20 Mars 2017 , Rédigé par Narcipat Publié dans #57 : Le deuil sans peine

    Sur ce, j’aurai peut-être quelque mal à me soumettre à l’ordre chronologique, mais, tant que quelques souvenirs percent encore le brouillard de la grippe et de la sénilité, je tiens à ne rien omettre de ce qui ne ressemblera guère à un In memoriam, puisqu’en apparence du moins papa pourrait bien être le parent pauvre de mon récit.

    Prévenu le 11 janvier, et mon petit frère (j’admire son courage! et le bien incroyable que ça fait à sa cervelle de devoir se plier à une nouvelle discipline universitaire à l’âge où je me suis retiré des voitures et n’ai su qu’inexorablement décliner) passant ses partiels de licence le jour même jusqu’à point d’heure, je me suis aisément laissé convaincre de ne partir que le 13, bien qu’une forte chute de température et d’abondantes averses de neige fussent annoncées ce jour-là sur la presque totalité du trajet. Comme, n’ayant pu joindre la nounou habituelle de ses chats, il prévoyait de mettre les adjas le lendemain de son arrivée, je tassai à tout hasard un sac de fringues pour, en cas de besoin, prolonger mon séjour.

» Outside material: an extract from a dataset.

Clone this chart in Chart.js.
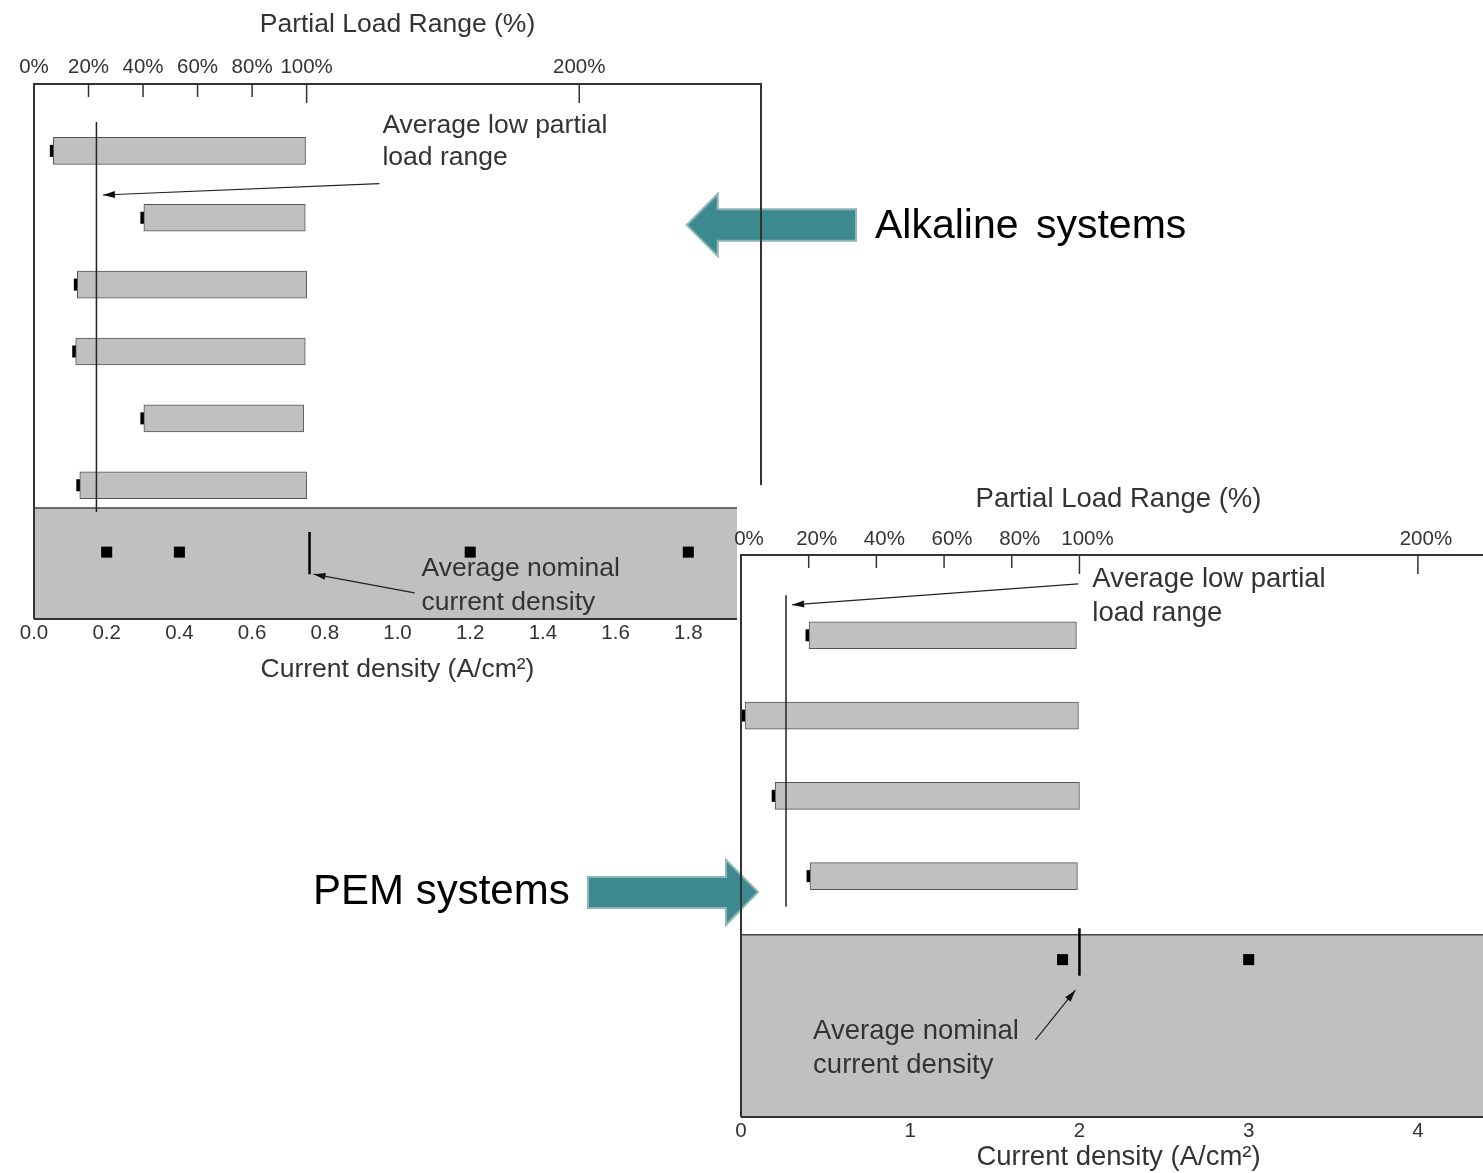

    Il se pointa donc vendredi peu après midi, ce qui est tôt pour lui, et nous devisâmes, sur la route, moins que de coutume, en partie du fait de la neige, et surtout du sel, particulièrement emmerdant sur le pare-brise, je ne m’en étais jamais avisé, quand le lave-glace est vide et l’essuie-glace pourri : Denis ne m’a pas encore rejoint, mais, depuis qu’il ne touche plus un rond de chômage, sa métamorphose d’Artaban en Harpagon s’est accélérée. Quoique plutôt paladin des vicinales, j’avais plaidé la cause de l’autoroute, les 120 bornes supplémentaires étant compensées par les camions, qui tuaient le verglas dans l’œuf… mais flinguaient toute visibilité en nous doublant… le chauffeur ne surmenant pas le champignon, c’est le moins qu’on pût dire : Michel lui avait téléphoné la veille tout retourné par le visage du mort, et il désirait éviter cette expérience sans avoir à la refuser, on ne peut plus indifférent à mon désir diamétralement contraire : il semble estimer que, du moment qu’il me trimbale, je n’ai voix au chapitre que consultative. Mais n’exagérons pas : il ne me refuserait pas un arrêt si j’avais envie de pisser, et ce sentiment de dépendance, qui me fera péter un plomb le surlendemain, n’a peut-être qu’une origine très légère dans le réel. C’est un type complexe, nullement un “enfant gâté”, comme j’allais l’écrire, mais quelqu’un qui, comme moi, tolère mal d’être incommodé par les besoins, désirs ou tempi d’autrui, et malheureusement, même si la causette est généralement agréable (hormis ce qu'elle révèle des défaillances monstrueuses de ma mémoire, Wikipedia n’étant pas là pour y parer), nos tempi, désirs et besoins sont un peu loin d’être toujours compatibles… Ici, citation de Montherlant, Un compagnon est un maître : « Tout compagnonnage se passe comme suit : chacun à se gêner pour l’autre, à reprocher sourdement à l’autre cette gêne »… et je m’arrête là, car je l’ai déjà utilisée au moins dans Hors-je et dans Diarrhy : “on” finirait par penser que je n’ai lu que ça! 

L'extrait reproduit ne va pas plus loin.